Elderly people (that is, people aged 65 years and older) are more prone to heat stress than younger people for several reasons:

  • Elderly people do not adjust as well as young people to sudden changes in temperature.
  • They are more likely to have a chronic medical condition that changes normal body responses to heat.
  • They are more likely to take prescription medicines that impair the body’s ability to regulate its temperature or that inhibit perspiration.

Heat Stroke

Heat stroke is the most serious heat-related illness. It occurs when the body becomes unable to control its temperature: the body’s temperature rises rapidly, the body loses its ability to sweat, and it is unable to cool down. Body temperatures rise to 106°F or higher within 10 to 15 minutes. Heat stroke can cause death or permanent disability if emergency treatment is not provided.

Signs and Symptoms of Heat Stroke

Warning signs vary but may include the following:

  • An extremely high body temperature (above 103°F)
  • Red, hot, and dry skin (no sweating)
  • Rapid, strong pulse
  • Throbbing headache
  • Dizziness
  • Nausea

Heat Exhaustion

Heat exhaustion is a milder form of heat-related illness that can develop after several days of exposure to high temperatures and inadequate or unbalanced replacement of fluids.

Signs and Symptoms of Heat Exhaustion

Warning signs vary but may include the following:

  • Heavy sweating
  • Paleness
  • Muscle Cramps
  • Tiredness
  • Weakness
  • Dizziness
  • Headache
  • Nausea or vomiting
  • Fainting
  • Skin: may be cool and moist
  • Pulse rate: fast and weak
  • Breathing: fast and shallow

What You Can Do to Protect Yourself

You can follow these prevention tips to protect yourself from heat-related stress:

  • Drink cool, nonalcoholic beverages. (If your doctor generally limits the amount of fluid you drink or has you on water pills, ask him how much you should drink when the weather is hot. Also, avoid extremely cold liquids because they can cause cramps.)
  • Rest.
  • Take a cool shower, bath, or sponge bath.
  • If possible, seek an air-conditioned environment. (If you don’t have air conditioning, consider visiting an air-conditioned shopping mall or public library to cool off.)
  • Wear lightweight clothing.
  • If possible, remain indoors in the heat of the day.
  • Do not engage in strenuous activities.

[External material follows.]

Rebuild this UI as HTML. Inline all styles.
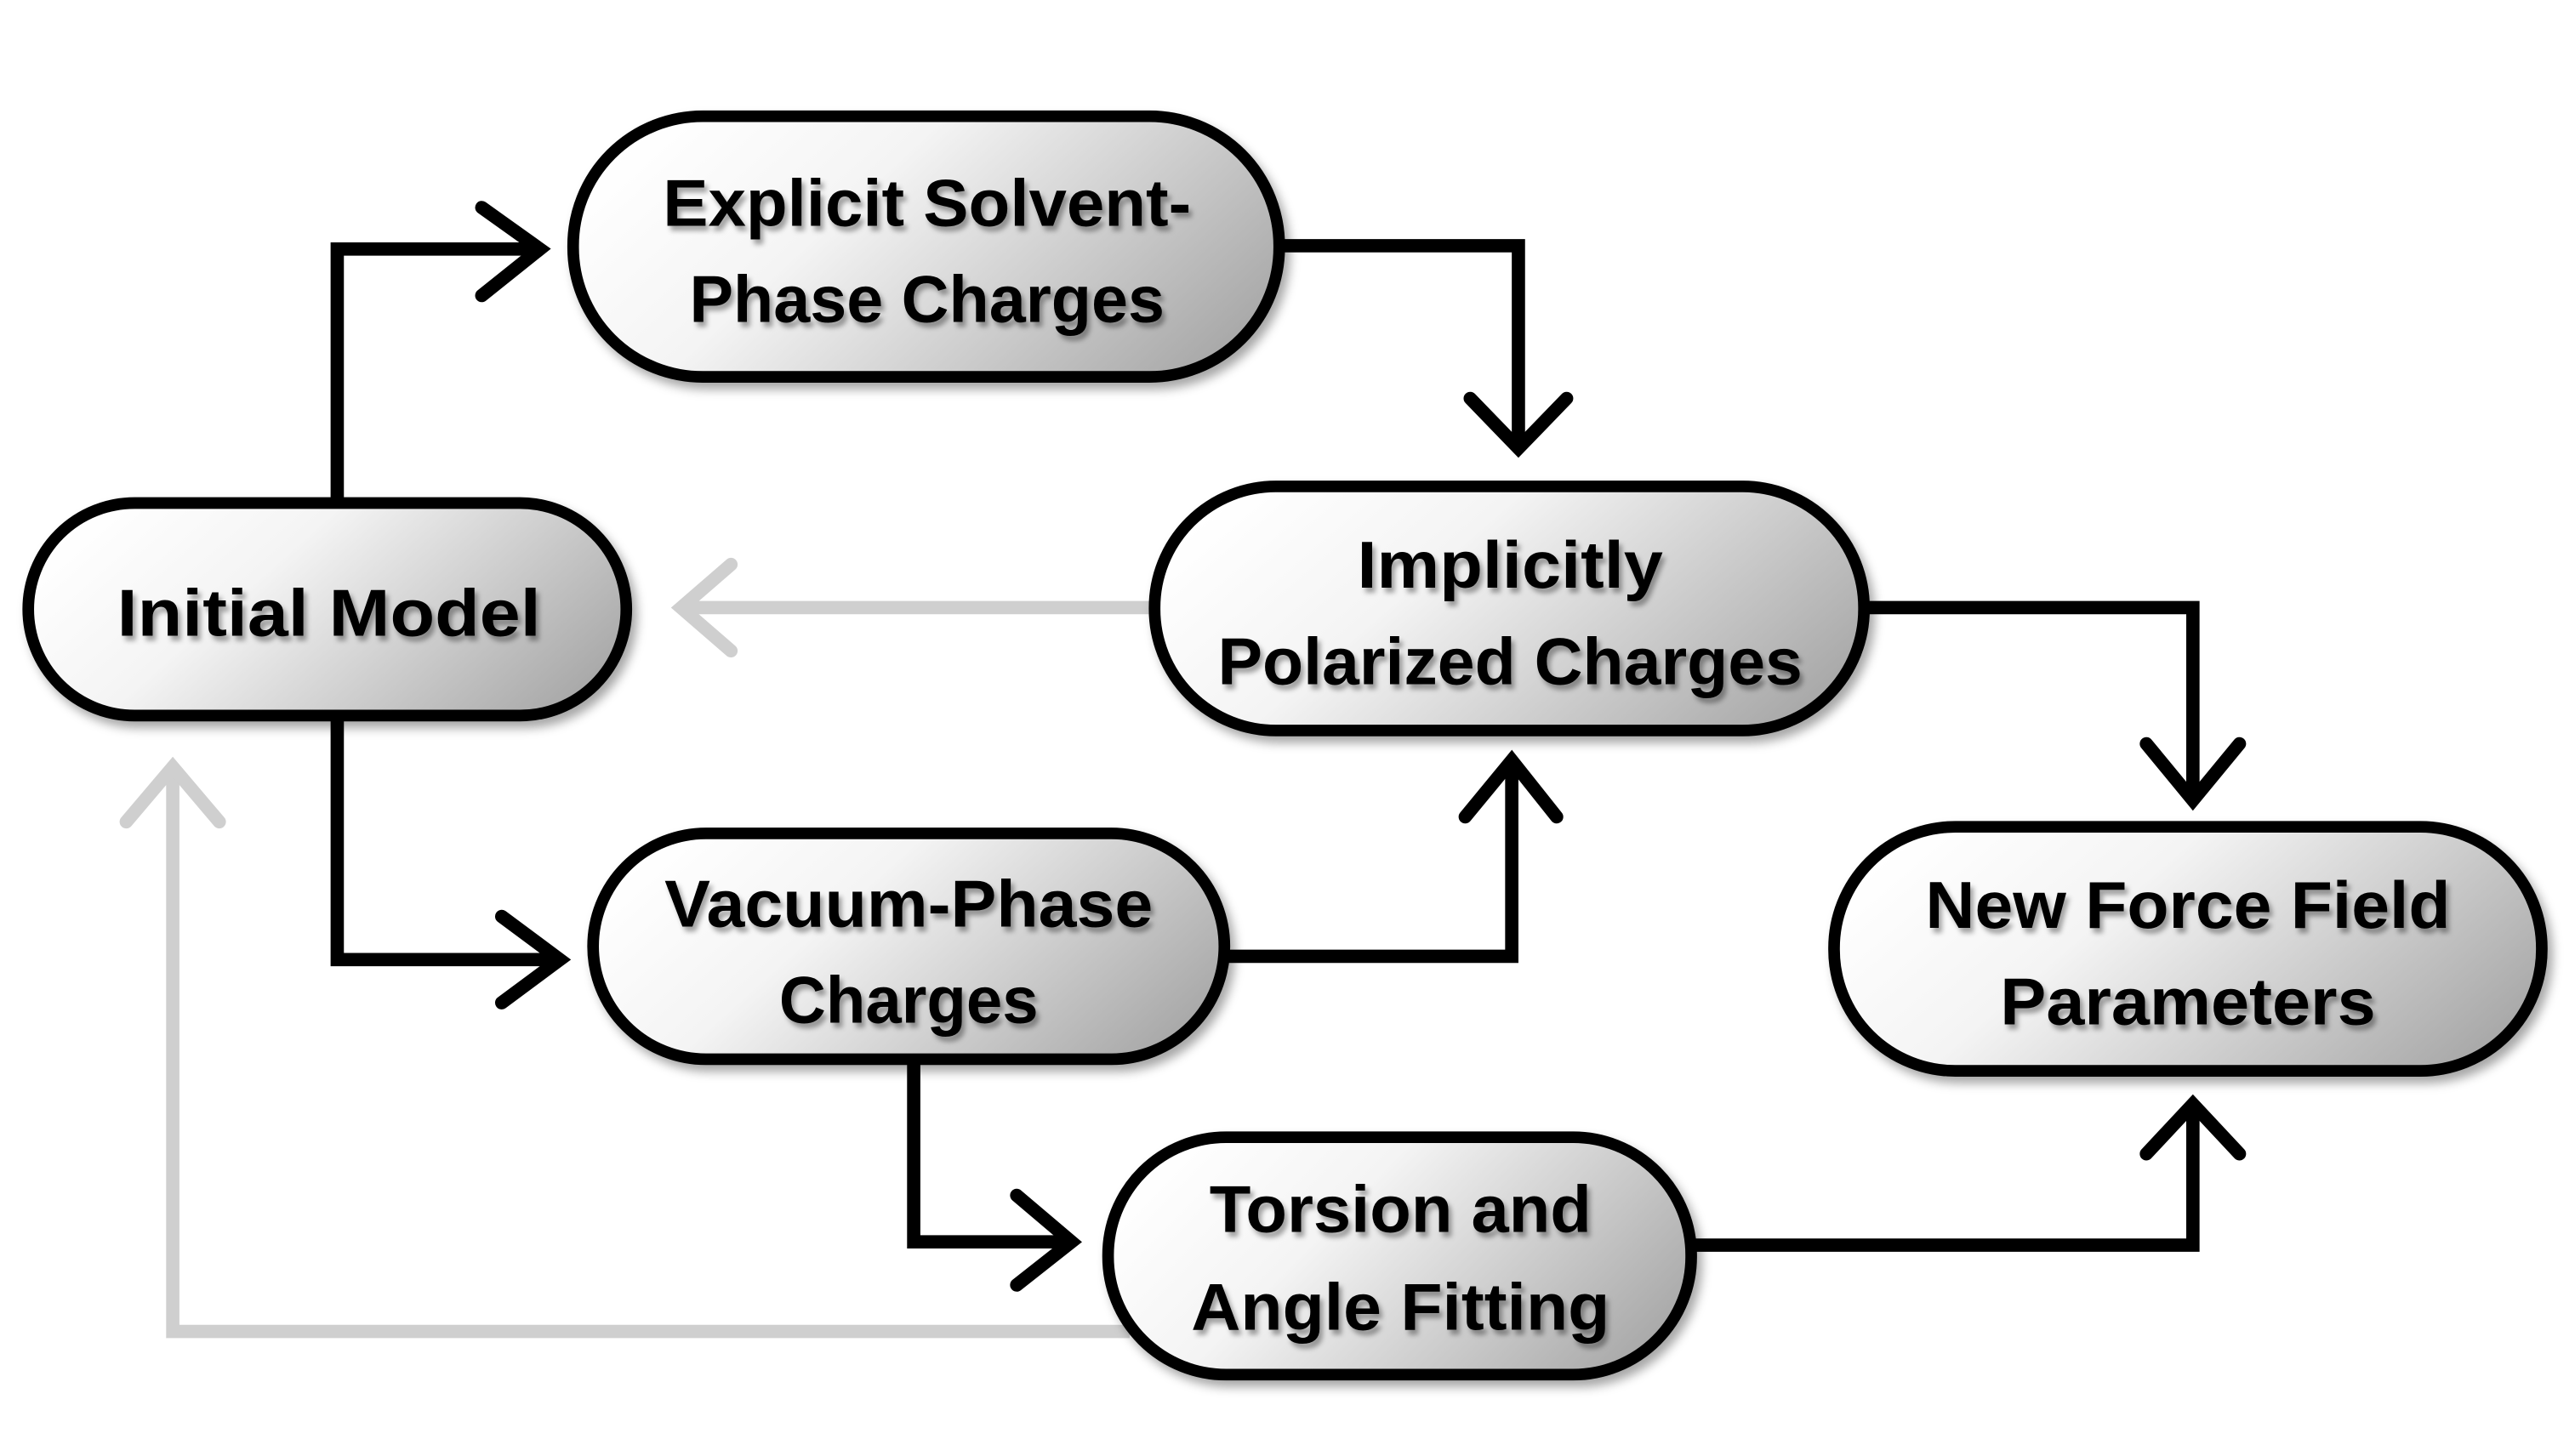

What You Can Do to Help Protect Elderly Relatives and Neighbors

If you have elderly relatives or neighbors, you can help them protect themselves from heat-related stress:

  • Visit older adults at risk at least twice a day and watch them for signs of heat exhaustion or heat stroke.
  • Encourage them to increase their fluid intake by drinking cool, nonalcoholic beverages regardless of their activity level.
    Warning: If their doctor generally limits the amount of fluid they drink or they are on water pills, they will need to ask their doctor how much they should drink while the weather is hot.
  • Take them to air-conditioned locations if they have transportation problems.

What You Can Do for Someone With Heat Stress

If you see any signs of severe heat stress, you may be dealing with a life-threatening emergency. Have someone call for immediate medical assistance while you begin cooling the affected person. Do the following:

  • Get the person to a shady area.
  • Cool the person rapidly, using whatever methods you can. For example, immerse the person in a tub of cool water; place the person in a cool shower; spray the person with cool water from a garden hose; sponge the person with cool water; or if the humidity is low, wrap the person in a cool, wet sheet and fan him or her vigorously.
  • Monitor body temperature and continue cooling efforts until the body temperature drops to 101°–102°F
  • If emergency medical personnel are delayed, call the hospital emergency room for further instructions.
  • Do not give the person alcohol to drink.
  • Get medical assistance as soon as possible.